Installing Tannus Armour
Compared to tubeless systems, which can require an air compressor or special pump to get properly seated, Tannus’ tube-and-insert approach can be installed at home with just a pump and set of tire levers. The process isn’t much different than installing a normal tube, just with the extra layer of Aether foam.
Following Tannus’ simple instructions, I had the system installed in about 10 minutes per tire. The tube sits inside the foam, which provides some support as you install it into the tire, then onto the rim. On the rim, the foam wraps most of the way around the rim. This gives near 360-degree protection for the otherwise-vulnerable tube, keeping it away from the rim to prevent pinch flats, and away removed from anything poking through the tire while riding.
The foam does take up some limited real estate inside the tire, making install slower than just using a tube. Since you cant get the tire bead as deep into the channel in the centre of the tire, it makes getting the last bit of the tire mounted on the rim more difficult. Getting the last couple inches of tire onto the rim accounted for a solid third of the install time, and required a sturdy set of tire levers. Anyone with tougher hands could shave minutes off my time, per tire.
On the plus side, there’s no sealant to worry about sloshing around, or seeping out as you try get the tire to seat on the rim. Once the Tannus and tire were on the rim, getting the rubber to fully seat on the rim was simple and, with the foam holding everything in place, can by done with a hand pump if you want.
Riding Tannus Armor in #Gnarnaimo
After setting up the Tannus Armour on my Chromag Rootdown and taking a couple short test rides to make sure everything was working alright, I headed straight to the deep end. A big ride on Nanaimo, B.C.’s Mount Benson trail network would quickly sort out whether the tube-and-insert system would hold up, or go flat under pressure. Benson’s combination of steep, rocky technical trails and high speed root-strewn fun has left rims wounded in the past. Adding to the challenge, in my rush to get out the door that morning, I’d brought the wrong pedals, forcing me pull out an emergency set of flat pedals, which live in my vehicle for exactly this occasion.

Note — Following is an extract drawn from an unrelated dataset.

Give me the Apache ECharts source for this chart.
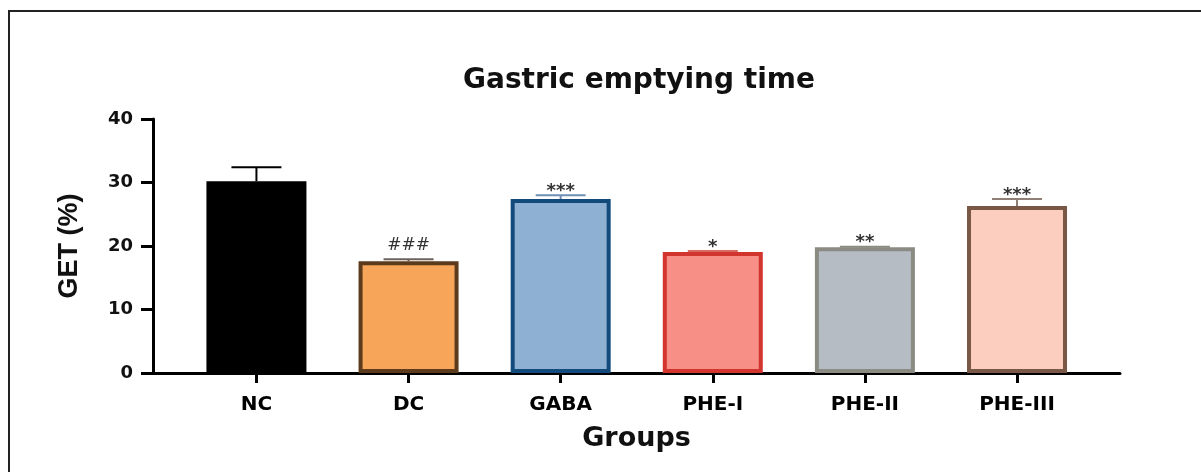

Whatever grace I have on a bike went out the window. While I’ve gone back and forth between flats and clips with some frequency, the first ride is always a bit rough around the edges. The warm up trip down Üterbraten, the top section of Nanaimo’s Simpsons-themed trio leading into Max Power and Sexy Flanders, is a more natural trail mixing off-cambres, tight corners, deep holes and constant roots. Carrying any speed means staying light and skimming across long sections of roots. Instead, it felt like I slammed the Chromag’s back end into every hole and pinged off every-other root (there are alot of roots). I was sure I’d dented my rim and impressed I hadn’t flatted the tube at the core of the wheel system. Tannus Armor survived this first graceless test unscathed.
The next section would be more challenging. From the 1,050 m summit of Mount Benson, Chainsaw Ridge, Meatdraw and Rollercoaster string together 4.6 km of singletrack, losing 750 m of vertical elevation along the way. Starting with the exposed rocky chutes and slabs of Chainsaw Ridge that have helped the town earn the nickname #Gnarnaimo, the sequence of trails slowly builds from tech to speed ending with the fast paced berms and jumps of Rollercoaster.
While I was feeling more comfortable and finding my flow, Tannus Armor was still forced to survive being slammed into rocks, one unintentional drop to flat, and enough cases to keep a small law firm busy for months.
A couple rides isn’t enough to judge Tannus’ claims that the insert will help you ride faster, give you better traction and provide more vibration dampening. But it was a solid sign that the tube-and-insert system will survive being ungracefully slammed through roots and rocks at reasonably low tire pressures. The liner is flexible but, installed in the tire, provides a noticeable increase in sidewall support. It will be interesting to see how low tire pressure can go before the Tannus system starts feeling squirmy. Starting a bit higher, I kept dropping pressure until I was 4-5 p.s.i. below where I’d normally be by the end of the ride.